§ **Description of the task**
Do not include the pictures; repeat the rest of the data exactly.

## start

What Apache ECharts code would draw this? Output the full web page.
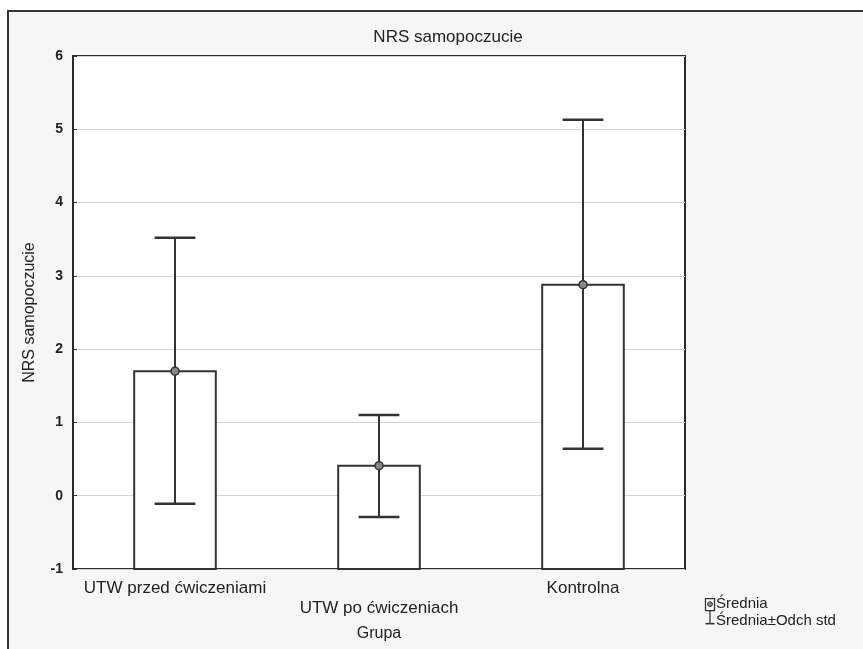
<!DOCTYPE html>
<html>
<head>
<meta charset="utf-8">
<script src="https://cdn.jsdelivr.net/npm/echarts@6/dist/echarts.min.js"></script>
<style>
html,body{margin:0;padding:0;background:#fff;}
#c{width:863px;height:649px;}
</style>
</head>
<body>
<div id="c"></div>
<script>
const categories = ['UTW przed ćwiczeniami', 'UTW po ćwiczeniach', 'Kontrolna'];
const means = [1.70, 0.41, 2.88];
const upper = [3.52, 1.10, 5.13];
const lower = [-0.11, -0.29, 0.64];
const yTicks = [-1, 0, 1, 2, 3, 4, 5, 6];
const barBase = -1;

const FONT = '"Liberation Sans", Arial, sans-serif';
const chart = echarts.init(document.getElementById('c'));

const data = categories.map((c, i) => [i, means[i], lower[i], upper[i]]);

const option = {
  backgroundColor: '#ffffff',
  animation: false,
  graphic: [
    { type: 'rect', shape: { x: 8, y: 11, width: 870, height: 660 }, style: { fill: '#f6f6f6', stroke: '#333', lineWidth: 2 }, z: -100 },
    // legend icons
    { type: 'group', left: 703, top: 598, z: 10, children: [
      { type: 'rect', shape: { x: 0, y: 0, width: 9, height: 12 }, style: { fill: '#fff', stroke: '#333', lineWidth: 1.3 } },
      { type: 'circle', shape: { cx: 4.5, cy: 5.5, r: 2.4 }, style: { fill: '#888', stroke: '#333', lineWidth: 1 } },
      { type: 'line', shape: { x1: 4.5, y1: 12, x2: 4.5, y2: 25 }, style: { stroke: '#333', lineWidth: 1.3 } },
      { type: 'line', shape: { x1: 0, y1: 25, x2: 9, y2: 25 }, style: { stroke: '#333', lineWidth: 1.6 } }
    ]},
    { type: 'text', left: 716, top: 596, z: 10, style: { text: 'Średnia', font: '15px ' + FONT, fill: '#222' } },
    { type: 'text', left: 716, top: 613, z: 10, style: { text: 'Średnia±Odch std', font: '15px ' + FONT, fill: '#222' } }
  ],
  title: {
    text: 'NRS samopoczucie',
    left: 443, top: 24, textAlign: 'center',
    textStyle: { fontFamily: FONT, fontSize: 17, fontWeight: 'normal', color: '#222' }
  },
  grid: { left: 73, top: 56, right: 178, bottom: 80, show: true, borderColor: '#2a2a2a', borderWidth: 2, backgroundColor: '#ffffff' },
  xAxis: {
    type: 'category',
    data: categories,
    name: 'Grupa',
    nameLocation: 'middle',
    nameGap: 57,
    nameTextStyle: { fontFamily: FONT, fontSize: 16, color: '#222' },
    axisLine: { show: false },
    axisTick: { show: false },
    splitLine: { show: false },
    axisLabel: {
      interval: 0,
      margin: 9,
      fontFamily: FONT, fontSize: 17, color: '#222',
      lineHeight: 20,
      formatter: (v, i) => (i === 1 ? '\n' + v : v)
    }
  },
  yAxis: {
    type: 'value',
    min: yTicks[0], max: yTicks[yTicks.length - 1], interval: 1,
    name: 'NRS samopoczucie',
    nameLocation: 'middle',
    nameGap: 35,
    nameRotate: 90,
    nameTextStyle: { fontFamily: FONT, fontSize: 16, color: '#222' },
    axisLine: { show: false },
    axisTick: { show: true, inside: true, length: 4, lineStyle: { color: '#333' } },
    axisLabel: { fontFamily: FONT, fontSize: 14, fontWeight: 'bold', color: '#222', margin: 10 },
    splitLine: { show: true, lineStyle: { color: '#d4d4d4', width: 1 } }
  },
  series: [{
    type: 'custom',
    data: data,
    encode: { x: 0, y: [1, 2, 3] },
    renderItem: function (params, api) {
      const i = api.value(0);
      const m = api.value(1), lo = api.value(2), hi = api.value(3);
      const pM = api.coord([i, m]);
      const pB = api.coord([i, barBase]);
      const pL = api.coord([i, lo]);
      const pH = api.coord([i, hi]);
      const bw = api.size([1, 0])[0] * 0.4;
      const cw = bw * 0.5;
      const x = pM[0];
      return {
        type: 'group',
        children: [
          { type: 'rect', shape: { x: x - bw / 2, y: pM[1], width: bw, height: pB[1] - pM[1] }, style: { fill: '#fff', stroke: '#333', lineWidth: 2 } },
          { type: 'line', shape: { x1: x, y1: pH[1], x2: x, y2: pL[1] }, style: { stroke: '#333', lineWidth: 2 } },
          { type: 'line', shape: { x1: x - cw / 2, y1: pH[1], x2: x + cw / 2, y2: pH[1] }, style: { stroke: '#333', lineWidth: 2.5 } },
          { type: 'line', shape: { x1: x - cw / 2, y1: pL[1], x2: x + cw / 2, y2: pL[1] }, style: { stroke: '#333', lineWidth: 2.5 } },
          { type: 'circle', shape: { cx: x, cy: pM[1], r: 4 }, style: { fill: '#888', stroke: '#333', lineWidth: 1.5 } }
        ]
      };
    }
  }]
};
chart.setOption(option);
</script>
</body>
</html>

## end

§ **Answer below**
What Apache ECharts code would draw this? Output the full web page.
<!DOCTYPE html>
<html>
<head>
<meta charset="utf-8">
<script src="https://cdn.jsdelivr.net/npm/echarts@6/dist/echarts.min.js"></script>
<style>
html,body{margin:0;padding:0;background:#fff;}
#c{width:863px;height:649px;}
</style>
</head>
<body>
<div id="c"></div>
<script>
const categories = ['UTW przed ćwiczeniami', 'UTW po ćwiczeniach', 'Kontrolna'];
const means = [1.70, 0.41, 2.88];
const upper = [3.52, 1.10, 5.13];
const lower = [-0.11, -0.29, 0.64];
const yTicks = [-1, 0, 1, 2, 3, 4, 5, 6];
const barBase = -1;

const FONT = '"Liberation Sans", Arial, sans-serif';
const chart = echarts.init(document.getElementById('c'));

const data = categories.map((c, i) => [i, means[i], lower[i], upper[i]]);

const option = {
  backgroundColor: '#ffffff',
  animation: false,
  graphic: [
    { type: 'rect', shape: { x: 8, y: 11, width: 870, height: 660 }, style: { fill: '#f6f6f6', stroke: '#333', lineWidth: 2 }, z: -100 },
    // legend icons
    { type: 'group', left: 703, top: 598, z: 10, children: [
      { type: 'rect', shape: { x: 0, y: 0, width: 9, height: 12 }, style: { fill: '#fff', stroke: '#333', lineWidth: 1.3 } },
      { type: 'circle', shape: { cx: 4.5, cy: 5.5, r: 2.4 }, style: { fill: '#888', stroke: '#333', lineWidth: 1 } },
      { type: 'line', shape: { x1: 4.5, y1: 12, x2: 4.5, y2: 25 }, style: { stroke: '#333', lineWidth: 1.3 } },
      { type: 'line', shape: { x1: 0, y1: 25, x2: 9, y2: 25 }, style: { stroke: '#333', lineWidth: 1.6 } }
    ]},
    { type: 'text', left: 716, top: 596, z: 10, style: { text: 'Średnia', font: '15px ' + FONT, fill: '#222' } },
    { type: 'text', left: 716, top: 613, z: 10, style: { text: 'Średnia±Odch std', font: '15px ' + FONT, fill: '#222' } }
  ],
  title: {
    text: 'NRS samopoczucie',
    left: 443, top: 24, textAlign: 'center',
    textStyle: { fontFamily: FONT, fontSize: 17, fontWeight: 'normal', color: '#222' }
  },
  grid: { left: 73, top: 56, right: 178, bottom: 80, show: true, borderColor: '#2a2a2a', borderWidth: 2, backgroundColor: '#ffffff' },
  xAxis: {
    type: 'category',
    data: categories,
    name: 'Grupa',
    nameLocation: 'middle',
    nameGap: 57,
    nameTextStyle: { fontFamily: FONT, fontSize: 16, color: '#222' },
    axisLine: { show: false },
    axisTick: { show: false },
    splitLine: { show: false },
    axisLabel: {
      interval: 0,
      margin: 9,
      fontFamily: FONT, fontSize: 17, color: '#222',
      lineHeight: 20,
      formatter: (v, i) => (i === 1 ? '\n' + v : v)
    }
  },
  yAxis: {
    type: 'value',
    min: yTicks[0], max: yTicks[yTicks.length - 1], interval: 1,
    name: 'NRS samopoczucie',
    nameLocation: 'middle',
    nameGap: 35,
    nameRotate: 90,
    nameTextStyle: { fontFamily: FONT, fontSize: 16, color: '#222' },
    axisLine: { show: false },
    axisTick: { show: true, inside: true, length: 4, lineStyle: { color: '#333' } },
    axisLabel: { fontFamily: FONT, fontSize: 14, fontWeight: 'bold', color: '#222', margin: 10 },
    splitLine: { show: true, lineStyle: { color: '#d4d4d4', width: 1 } }
  },
  series: [{
    type: 'custom',
    data: data,
    encode: { x: 0, y: [1, 2, 3] },
    renderItem: function (params, api) {
      const i = api.value(0);
      const m = api.value(1), lo = api.value(2), hi = api.value(3);
      const pM = api.coord([i, m]);
      const pB = api.coord([i, barBase]);
      const pL = api.coord([i, lo]);
      const pH = api.coord([i, hi]);
      const bw = api.size([1, 0])[0] * 0.4;
      const cw = bw * 0.5;
      const x = pM[0];
      return {
        type: 'group',
        children: [
          { type: 'rect', shape: { x: x - bw / 2, y: pM[1], width: bw, height: pB[1] - pM[1] }, style: { fill: '#fff', stroke: '#333', lineWidth: 2 } },
          { type: 'line', shape: { x1: x, y1: pH[1], x2: x, y2: pL[1] }, style: { stroke: '#333', lineWidth: 2 } },
          { type: 'line', shape: { x1: x - cw / 2, y1: pH[1], x2: x + cw / 2, y2: pH[1] }, style: { stroke: '#333', lineWidth: 2.5 } },
          { type: 'line', shape: { x1: x - cw / 2, y1: pL[1], x2: x + cw / 2, y2: pL[1] }, style: { stroke: '#333', lineWidth: 2.5 } },
          { type: 'circle', shape: { cx: x, cy: pM[1], r: 4 }, style: { fill: '#888', stroke: '#333', lineWidth: 1.5 } }
        ]
      };
    }
  }]
};
chart.setOption(option);
</script>
</body>
</html>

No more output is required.